Some friends of mine are moving to a condo and are looking to setup a wireless network. It's been ages since I built one of my own, way back like five years ago when I lived in an apartment. Back then I went with all linksys parts and it worked fine.

But that was five years ago. What are good wireless parts these days? They need a router/AP and some NICs.

Kevin J Baird
04-11-2007, 12:00 PM
It has been my experience that whatever you decide to go with, you should try and make sure everything is the same brand whenever possible. Mixing D-Link with Linksys or some other combination can often result in problems and take away from any benefits one product offering might give you.

I continue to use Linksys products. They work fine for what I need. I don't think there is a true 802.11n standard yet. And if you don't need anything that fast, you can get some good priced 802.11g routers and the like almost anywhere.

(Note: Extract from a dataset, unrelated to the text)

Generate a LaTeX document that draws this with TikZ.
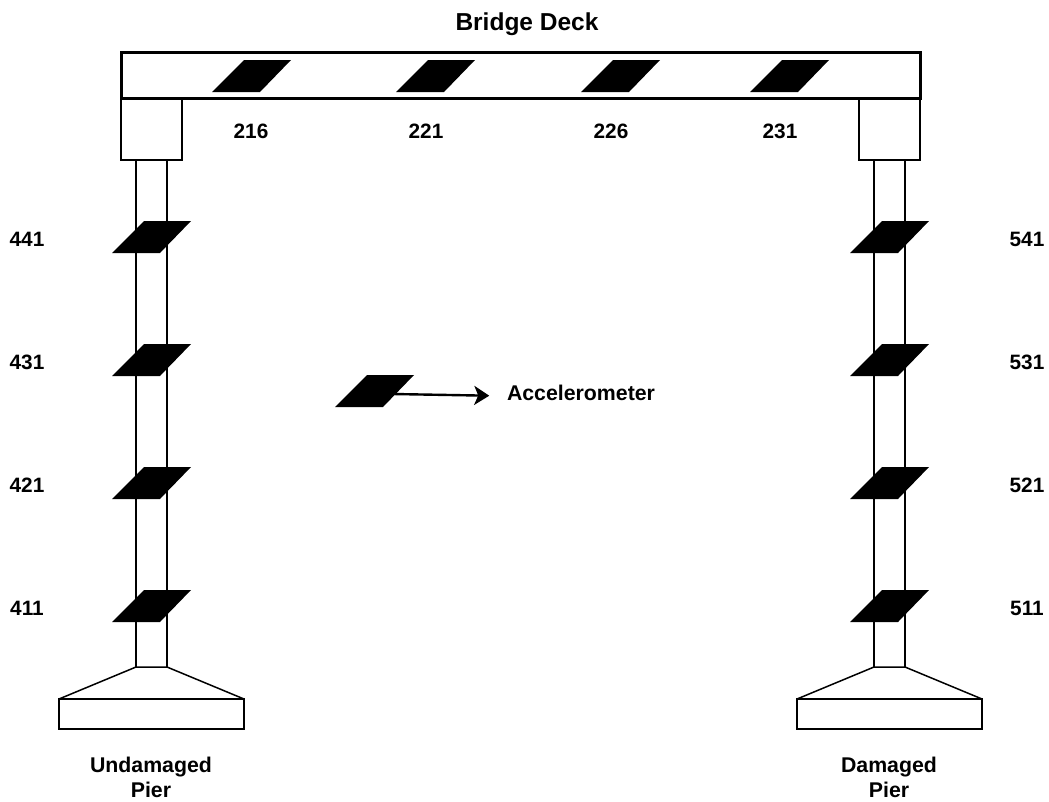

Like a WRT54g Wireless Router can be had inexpensively.

I don't have any recommendations for a NIC, as I either use wired connections, built-in wireless or a single 802.11g USB device. It's handy, but they don't have the best reception.

K

rei
04-11-2007, 05:07 PM
i have no problems with a mixture of smc/linksys/dlink/trendnet.

i find they are all made equally cheaply in china, and despite some having toll-free numbers and tech-support email they are most incompetent. they all have very equal and high chance of being lemons as well, so 'brand' alone is worthless.

so i base my buying decision on: availability of drivers (osx, linux, xp, xp64, vista) and whether or not there are many users with the same model. as well, an active community forum and extensive documentation/application support is important. (ie. i googled for which router models people got working in order to separate the WEP/WPA networks etc.)

as shitty as some linksys products are, their linux-based models (the one that's crapping out on tom) seem to be widely supported with decent firmware.

linksysinfo.org also has what seems to be regular participation by a rep from the company.

surprisingly, the more easily supported network products are the ones from taiwanese companies with more generic drivers and less of the more all-in-1- boutique products. those...regardless if it's from asus or linksys tend to have their software/driver support die real fast.

rei
04-11-2007, 05:08 PM
don't let some fake proprietary 'speedboost' technology make you waste your money buying all one brand. dlink/netgear "108mbps" uses the same stuff from the atheros oem.

unbongwah
04-12-2007, 08:10 AM
Among the cheap-ish 802.11g equipment, I find the major brands equally good / bad. Among the more expensive gear, the D-Link DGL-4300 (http://reviews.cnet.com/D_Link_DGL_4300_wireless_router/4505-3319_7-31229856.html?tag=lst) is well-respected: its GameFuel tech actually works; that's what I have. Everyone seems to agree that no one's Draft-N tech is really up to snuff: the general consensus seems to be buy a good cheap 802.11g router now, then upgrade after 802.11n is ratified if you really want the bandwidth upgrade. 56Mbps is more than fast enough for broadband access; really the only appeal of faster wireless is for home media streaming.

FIDGAF
04-12-2007, 08:54 AM
I second the DGL-4300. The wireless works well and has a pretty darn good range too.

Gordon_Bleu
04-12-2007, 10:42 AM
I'm happy with the Buffalo WHR G54S router I grabbed for $40 (newegg, I think). I installed DD-WRT for the added features. I like being able to boost the signal and manually change the frequency (iStumbler reports about a dozen wireless routers around me, d-link, netgear, linksys, etc, and most are sharing the same default frequency).